25 September 2007 | bkoganbing
A Sincere Project, Hampered By Lack of Interest
Johnny Tiger was a film that Robert Taylor hoped would help him transition to older more mature roles. He's a man of academia who's taken a position on a Seminole Indian reservation in Florida. While there, he encounters the charming and reckless title character played by Chad Everett.
Everett is the grandson of the old chief Sam Tiger played by Ford Rainey. The grandson and grandfather are estranged as Everett has been too long living in the white man's world and won't assume his rightful place in the tribal councils.
In a plot gambit obviously taken from The Corn Is Green, Taylor recognizes Everett as a most intelligent young man. Not quite Will Hunting type smart, nevertheless Everett has the potential for bigger and better things.
Taylor feels it's those backward Indian ways holding him back. Education and literacy are the answer and he develops a messianic fervor on the subject.
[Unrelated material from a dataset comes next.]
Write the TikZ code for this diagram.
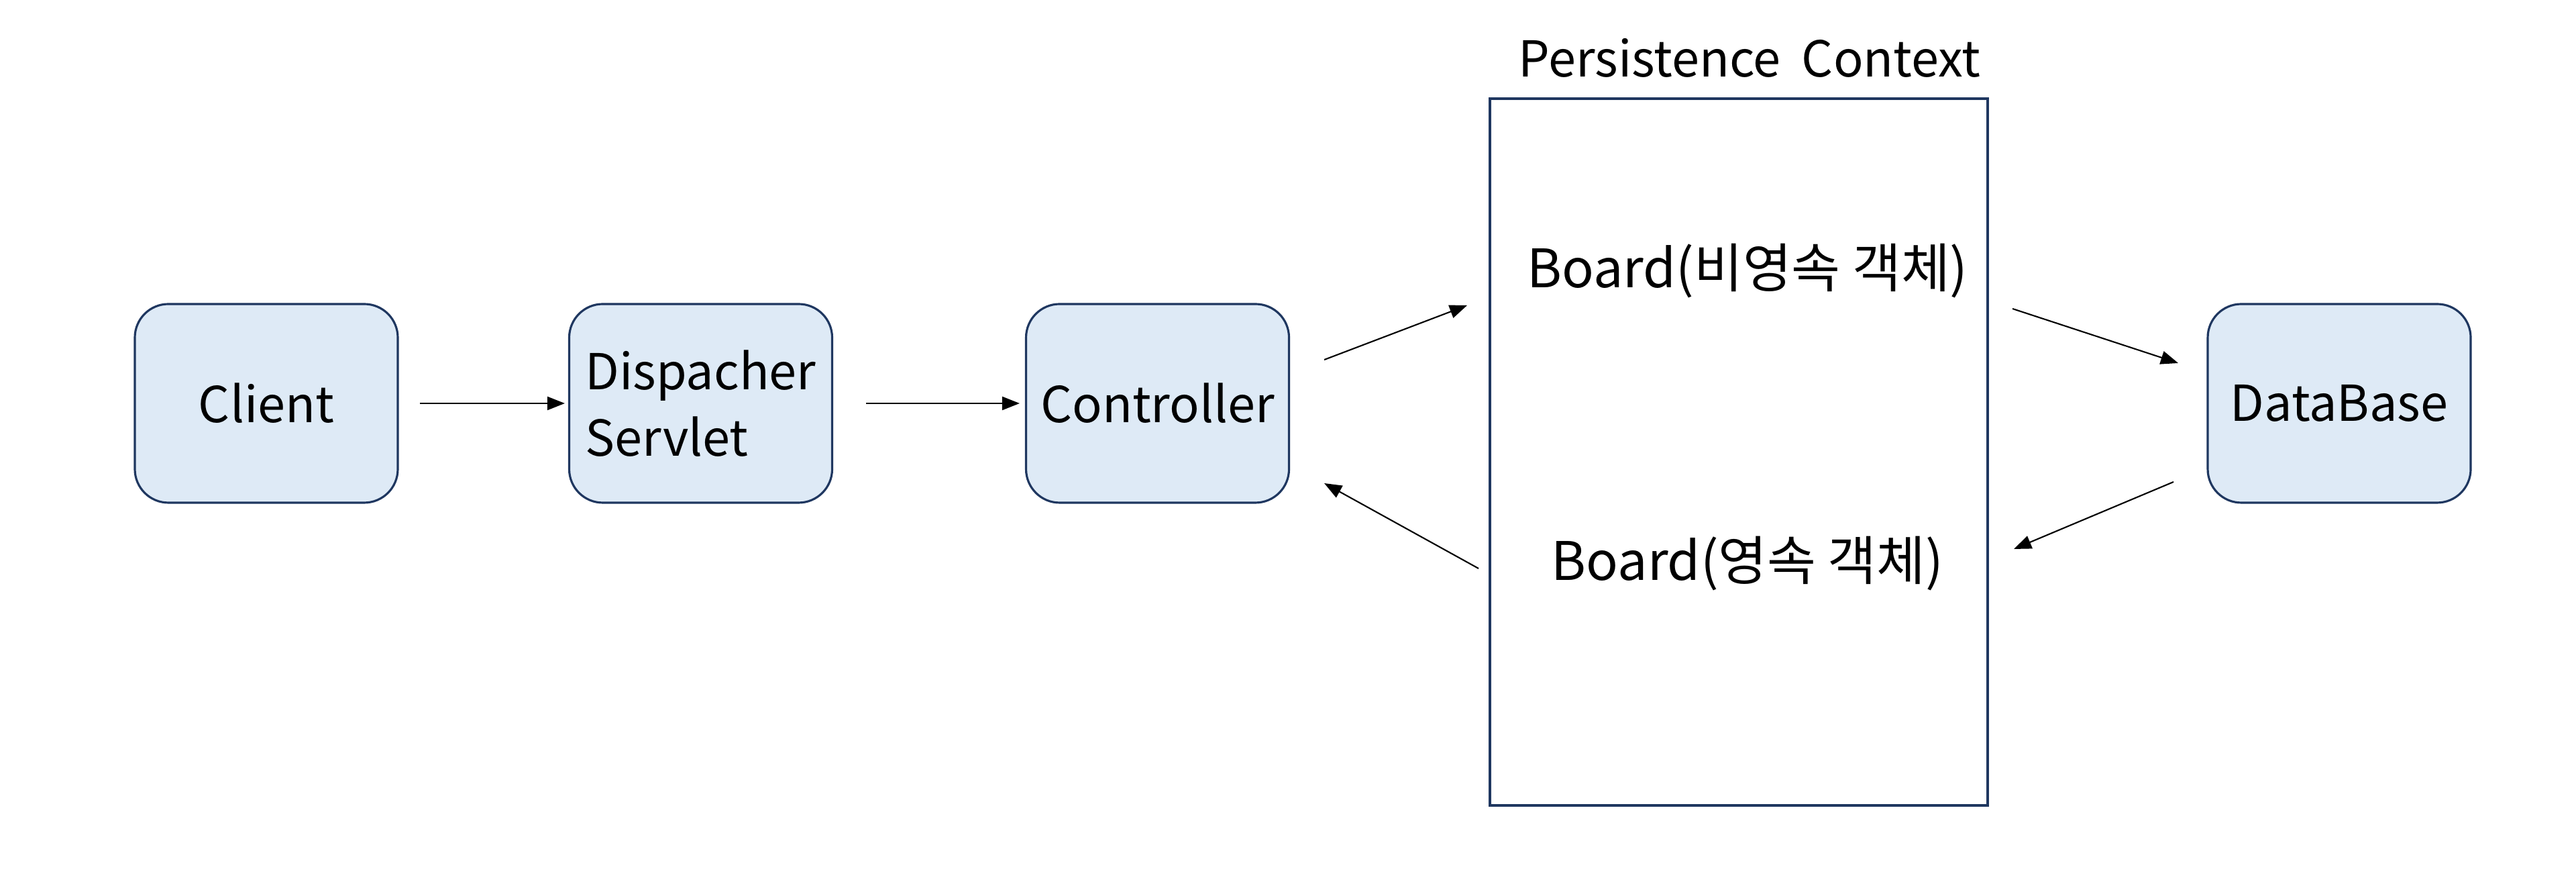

Taylor would be described today as a secular humanist, but he does learn the wisdom of Hamlet's words to Horatio about there being more things on heaven and earth than are dreamed of in your philosophy.
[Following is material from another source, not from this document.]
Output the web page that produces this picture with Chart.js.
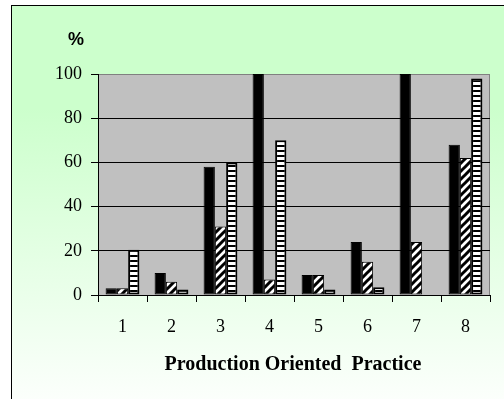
<!DOCTYPE html>
<html>
<head>
<meta charset="utf-8">
<script src="https://cdn.jsdelivr.net/npm/chart.js@4"></script>
<style>
  html, body { margin: 0; padding: 0; background: #ffffff; }
  #wrap { width: 504px; height: 399px; position: relative; }
</style>
</head>
<body>
<div id="wrap"><canvas id="c" width="504" height="399"></canvas></div>
<script>
// ---- data ----
const categories = ['1', '2', '3', '4', '5', '6', '7', '8'];
const solidSeries = [3, 10, 58, 100, 9, 24, 100, 68];
const diagonalSeries = [3, 6, 31, 7, 9, 15, 24, 62];
const stripedSeries = [20.5, 2.5, 60, 70, 2.5, 3.5, 0, 98];
const yTicks = [0, 20, 40, 60, 80, 100];
const yAxisLabel = '%';
const xAxisLabel = 'Production Oriented  Practice';

// ---- patterns ----
function diagPattern() {
  const c = document.createElement('canvas');
  c.width = 8; c.height = 8;
  const g = c.getContext('2d');
  g.fillStyle = '#fff'; g.fillRect(0, 0, 8, 8);
  g.strokeStyle = '#000'; g.lineWidth = 3;
  g.beginPath();
  g.moveTo(-2, 10); g.lineTo(10, -2);
  g.moveTo(-6, 6); g.lineTo(6, -6);
  g.moveTo(2, 14); g.lineTo(14, 2);
  g.stroke();
  return g.createPattern(c, 'repeat');
}
function stripePattern() {
  const c = document.createElement('canvas');
  c.width = 4; c.height = 5;
  const g = c.getContext('2d');
  g.fillStyle = '#000'; g.fillRect(0, 0, 4, 5);
  g.fillStyle = '#fff'; g.fillRect(0, 2, 4, 3);
  return g.createPattern(c, 'repeat');
}
const ctx0 = document.getElementById('c').getContext('2d');

const bgPlugin = {
  id: 'bg',
  beforeDraw(chart) {
    const ctx = chart.ctx, a = chart.chartArea;
    ctx.save();
    ctx.fillStyle = '#ffffff';
    ctx.fillRect(0, 0, chart.width, chart.height);
    const grd = ctx.createLinearGradient(0, 5, 0, 420);
    grd.addColorStop(0, '#ccffcc');
    grd.addColorStop(0.25, '#ccffcc');
    grd.addColorStop(1, '#ffffff');
    ctx.fillStyle = grd;
    ctx.fillRect(11, 5, chart.width, chart.height);
    ctx.strokeStyle = '#000';
    ctx.lineWidth = 1;
    ctx.strokeRect(11.5, 5.5, chart.width + 20, chart.height + 20);
    // plot area
    ctx.fillStyle = '#c0c0c0';
    ctx.fillRect(a.left, a.top, a.right - a.left, a.bottom - a.top);
    ctx.strokeStyle = '#808080';
    ctx.strokeRect(a.left + 0.5, a.top + 0.5, a.right - a.left - 1, a.bottom - a.top);
    ctx.restore();
  },
  afterDraw(chart) {
    const ctx = chart.ctx, a = chart.chartArea;
    ctx.save();
    ctx.fillStyle = '#000';
    ctx.textAlign = 'center';
    ctx.textBaseline = 'middle';
    ctx.font = 'bold 18px "Liberation Sans", Arial, sans-serif';
    ctx.fillText(yAxisLabel, 76, 40);
    ctx.font = 'bold 20px "Liberation Serif", "Times New Roman", serif';
    ctx.fillText(xAxisLabel, 293, 365);
    ctx.restore();
  }
};

new Chart(ctx0, {
  type: 'bar',
  data: {
    labels: categories,
    datasets: [
      { label: 'Series 1', data: solidSeries, backgroundColor: '#000', borderColor: '#000', borderWidth: 1 },
      { label: 'Series 2', data: diagonalSeries, backgroundColor: diagPattern(), borderColor: '#000', borderWidth: 1 },
      { label: 'Series 3', data: stripedSeries, backgroundColor: stripePattern(), borderColor: '#000', borderWidth: 2 }
    ]
  },
  options: {
    responsive: false,
    animation: false,
    events: [],
    layout: { padding: { top: 74, right: 14, left: 0, bottom: 0 } },
    datasets: { bar: { categoryPercentage: 0.69, barPercentage: 1.0, borderSkipped: false } },
    plugins: { legend: { display: false }, tooltip: { enabled: false }, title: { display: false } },
    scales: {
      x: {
        afterFit(s) { s.height = 104; },
        grid: { offset: true, drawOnChartArea: false, drawTicks: true, tickLength: 7, color: '#000', lineWidth: 1 },
        border: { display: true, color: '#000', width: 1 },
        ticks: { color: '#000', padding: 14, font: { family: '"Liberation Serif", "Times New Roman", serif', size: 18 } }
      },
      y: {
        min: 0, max: 100,
        afterFit(s) { s.width = 98; },
        afterBuildTicks(s) { s.ticks = yTicks.map(v => ({ value: v })); },
        grid: {
          color: (c) => (c.tick && c.tick.value === 100 ? '#808080' : '#000'),
          tickColor: '#000', tickLength: 7, lineWidth: 1
        },
        border: { display: true, color: '#000', width: 1 },
        ticks: { color: '#000', padding: 9, font: { family: '"Liberation Serif", "Times New Roman", serif', size: 18 } }
      }
    }
  },
  plugins: [bgPlugin]
});
</script>
</body>
</html>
If Johnny Tiger was made today, it would be a natural project for Lou Diamond Phillips with his partially Cherokee heritage no one would object to the casting. You could never get away with casting Ford Rainey and Marc Lawrence who plays the Seminole medicine man in Indian roles today. Still they are not bad in them and those players, Everett included, do not insult or demean the people they portray.
Probably this film should have made its debut on television. I remember it being released back in the day as the second half of a double bill with a Munster film. Not exactly an opportunity to showcase the players, including most importantly Robert Taylor.
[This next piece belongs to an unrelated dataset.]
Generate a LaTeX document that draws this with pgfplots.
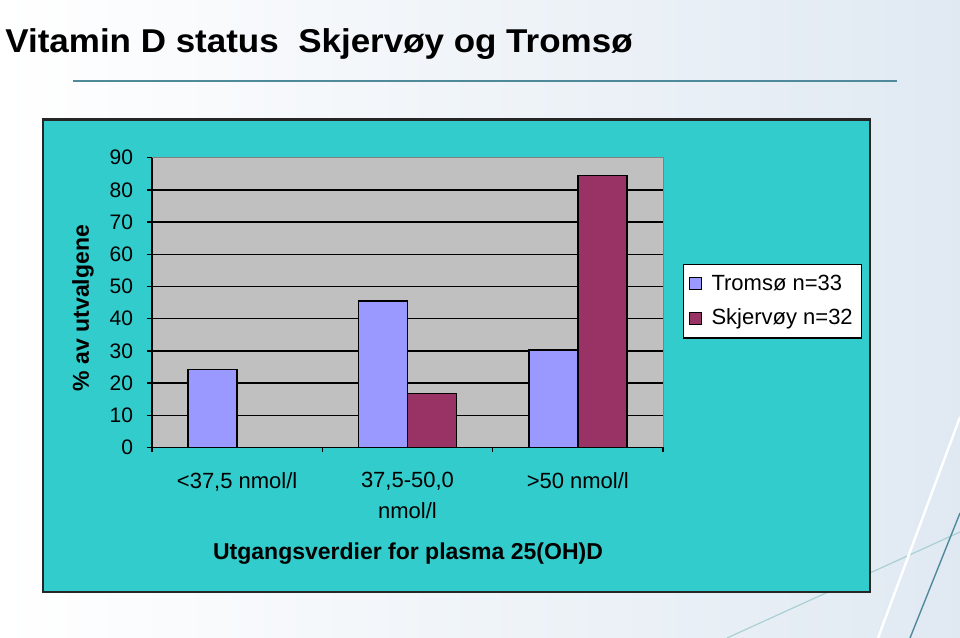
\documentclass[border=0pt]{standalone}
\usepackage{pgfplots}
\pgfplotsset{compat=1.18}
\usepackage{fontspec}
\setmainfont{Liberation Sans}
\definecolor{boxteal}{RGB}{51,204,204}
\definecolor{plotgray}{RGB}{192,192,192}
\definecolor{tromso}{RGB}{153,153,255}
\definecolor{skjervoy}{RGB}{153,51,102}
\definecolor{linet}{RGB}{78,138,154}
\definecolor{bgblue}{RGB}{224,233,242}
\begin{document}
\begin{tikzpicture}[x=1pt,y=1pt]
\useasboundingbox (0,0) rectangle (480,319);
\shade[left color=white, right color=bgblue] (0,0) rectangle (480,319);
% decorative lines
\draw[color={rgb,255:red,170;green,208;blue,214}, line width=0.6pt] (363.5,0) -- (480,53);
\draw[white, line width=1.2pt] (439,0) -- (480,110.5);
\draw[linet, line width=0.7pt] (455,0) -- (480,62.5);
% title
\node[anchor=base west, inner sep=0] at (2.5,292.5) {\scalebox{1.06}[1]{\fontsize{16.5}{19}\selectfont\bfseries Vitamin D status\ \ Skjervøy og Tromsø}};
\draw[linet, line width=1pt] (36.5,278.25) -- (448.5,278.25);
% chart box
\draw[fill=boxteal, draw=black!85, line width=1.1pt] (21.5,23) rectangle (435,259.25);
\begin{axis}[
  at={(76pt,95.25pt)}, anchor=south west,
  scale only axis, width=255.5pt, height=144.9pt,
  xmin=-0.5, xmax=2.5, ymin=0, ymax=90,
  axis background/.style={fill=plotgray, draw=gray},
  axis x line*=bottom, axis y line*=left,
  axis line style={black, line width=0.8pt},
  ytick={0,10,...,80}, extra y ticks={90}, extra y tick style={grid=none},
  ymajorgrids, major grid style={black, line width=0.75pt},
  tick align=outside, major tick length=2.5pt,
  tick style={black, line width=0.7pt},
  /pgf/number format/assume math mode=true,
  yticklabel style={font=\fontsize{10.5}{12}\selectfont, xshift=-3.5pt},
  xtick={-0.5,0.5,1.5,2.5}, xticklabels={{},{},{},{}},
  extra x ticks={0,1,2},
  extra x tick labels={{<37,5 nmol/l},{37,5-50,0\\nmol/l},{>50 nmol/l}},
  extra x tick style={major tick length=0pt, tick style={draw=none}},
  xticklabel style={align=center, font=\fontsize{11}{15.5}\selectfont, yshift=-9pt},
  ylabel={\fontsize{11.5}{13}\selectfont\bfseries\% av utvalgene},
  ylabel style={at={(axis description cs:-0.135,0.481)}, anchor=center},
  xlabel={\fontsize{11.5}{13}\selectfont\bfseries Utgangsverdier for plasma 25(OH)D},
  xlabel style={at={(axis description cs:0.501,-0.388)}, anchor=base},
  legend style={at={(1.039,0.633)}, anchor=north west, draw=black, line width=0.6pt,
    fill=white, font=\fontsize{11}{13}\selectfont, inner xsep=2.5pt, inner ysep=3pt,
    row sep=4pt, /tikz/every odd column/.append style={column sep=3pt}},
  legend cell align=left,
]
\addplot[ybar, bar width=0.288, bar shift=-0.144, fill=tromso, draw=black, line width=0.75pt,
  legend image code/.code={\draw[fill=tromso, draw=black, line width=0.5pt] (0pt,-3pt) rectangle (6pt,3pt);}]
  coordinates {(0,24.2) (1,45.5) (2,30.3)};
\addlegendentry{Tromsø n=33}
\addplot[ybar, bar width=0.288, bar shift=0.144, fill=skjervoy, draw=black, line width=0.75pt,
  legend image code/.code={\draw[fill=skjervoy, draw=black, line width=0.5pt] (0pt,-3pt) rectangle (6pt,3pt);}]
  coordinates {(1,16.7) (2,84.4)};
\addlegendentry{Skjervøy n=32}
\end{axis}
\end{tikzpicture}
\end{document}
Geraldine Brooks plays the government doctor on the reservation and she's a most fetching female who tries very hard to humanize Taylor and derail him from his mission which is essentially to destroy what little is left of the Seminole culture. Brenda Scott is Taylor's daughter who gets involved with Everett, further complicating things.
Johnny Tiger is not a bad film, it was never really given a chance to find its audience back in the day.
Though I do wonder about where Seminole Indians would have heard of tigers from the real India.